Parallel circuits

Formula for equivalent resistance

When several resistors are connected in parallel, their combined effect on the circuit can also be expressed as a single equivalent resistance. In this case, the equivalent resistance is found by summing the reciprocals of each connected resistance, using the following formula:

1/R_eq = 1/R₁ + 1/R₂ + 1/R₃ +…+ 1/R_n

The voltage applied to each branch is the same, whilst the total circuit current is shared among the different branches according to their respective resistance values.

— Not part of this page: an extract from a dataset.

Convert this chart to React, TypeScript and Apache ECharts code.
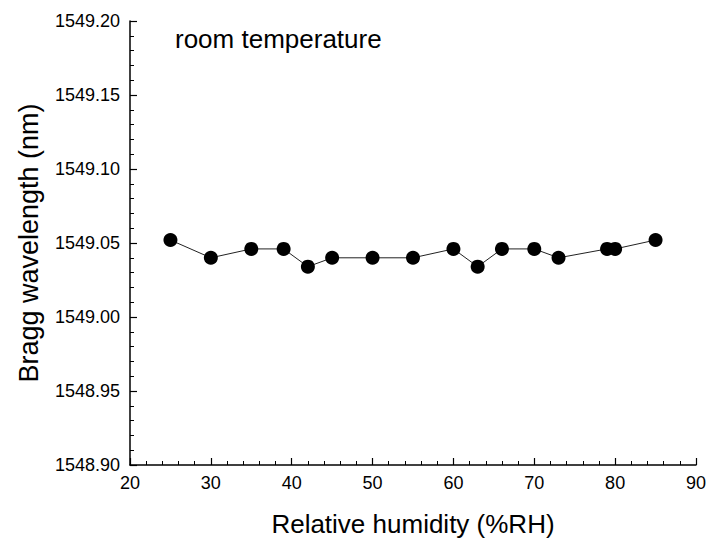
import React, { useEffect, useRef } from "react";
import * as echarts from "echarts";

const humidity = [25, 30, 35, 39, 42, 45, 50, 55, 60, 63, 66, 70, 73, 79, 80, 85];
const wavelength = [
  1549.052, 1549.04, 1549.046, 1549.046, 1549.034, 1549.04, 1549.04, 1549.04,
  1549.046, 1549.034, 1549.046, 1549.046, 1549.04, 1549.046, 1549.046, 1549.052,
];
const xTitle = "Relative humidity (%RH)";
const yTitle = "Bragg wavelength (nm)";
const note = "room temperature";

const FONT = "'Liberation Sans', Arial, sans-serif";

export default function App() {
  const ref = useRef<HTMLDivElement>(null);
  useEffect(() => {
    if (!ref.current) return;
    const chart = echarts.init(ref.current, undefined, { renderer: "svg" });
    const axisCommon = {
      axisLine: { show: true, onZero: false, lineStyle: { color: "#000", width: 1.5 } },
      axisTick: { show: true, inside: true, length: 7, lineStyle: { color: "#000", width: 1.2 } },
      minorTick: { show: true, splitNumber: 5, length: 4, lineStyle: { color: "#000", width: 1 } },
      splitLine: { show: false },
      minorSplitLine: { show: false },
    };
    chart.setOption({
      animation: false,
      backgroundColor: "#fff",
      textStyle: { fontFamily: FONT },
      grid: { left: 130, right: 13, top: 21, bottom: 70, containLabel: false },
      graphic: [
        {
          type: "text",
          left: 175,
          top: 26,
          style: { text: note, fontSize: 26, fontFamily: FONT, fill: "#000" },
        },
      ],
      xAxis: {
        type: "value",
        min: 20,
        max: 90,
        interval: 10,
        name: xTitle,
        nameLocation: "middle",
        nameGap: 46,
        nameTextStyle: { fontSize: 26, color: "#000", fontFamily: FONT },
        axisLabel: { fontSize: 18, color: "#000", margin: 9, fontFamily: FONT },
        ...axisCommon,
      },
      yAxis: {
        type: "value",
        min: 1548.9,
        max: 1549.2,
        interval: 0.05,
        name: yTitle,
        nameLocation: "middle",
        nameGap: 88,
        nameTextStyle: { fontSize: 27, color: "#000", fontFamily: FONT },
        axisLabel: {
          fontSize: 18,
          color: "#000",
          margin: 10,
          fontFamily: FONT,
          formatter: (v: number) => v.toFixed(2),
        },
        ...axisCommon,
      },
      series: [
        {
          type: "line",
          data: humidity.map((h, i) => [h, wavelength[i]]),
          symbol: "circle",
          symbolSize: 14,
          itemStyle: { color: "#000" },
          lineStyle: { color: "#222", width: 1 },
        },
      ],
    });
    return () => chart.dispose();
  }, []);
  return <div ref={ref} style={{ width: 709, height: 542, position: "absolute", left: 0, top: 0 }} />;
}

In this way, the equivalent resistance represents the total opposition to the flow of current in a circuit with multiple available paths.

Practical example

Suppose we have three resistors connected in parallel with values of 10 Ω, 20 Ω, and 30 Ω. The equivalent resistance of the circuit is found by adding the reciprocals of each resistance:

1/R_eq = 1/10 + 1/20 + 1/30 = 0,100 + 0,050 + 0,033 = 0,183

R_eq = 1/0,183 = 5,46 Ω

This means that, from the perspective of the power supply, the set of resistors behaves as a single resistance of approximately 5.46 Ω. The voltage applied to each branch is the same, whilst the total current supplied by the source is divided among the three resistors according to their values. For example, if the source provides 12 V, the currents will be 1.2 A through the 10 Ω resistor, 0.6 A through the 20 Ω resistor, and 0.4 A through the 30 Ω resistor, which adds up to a total of 2.2 A.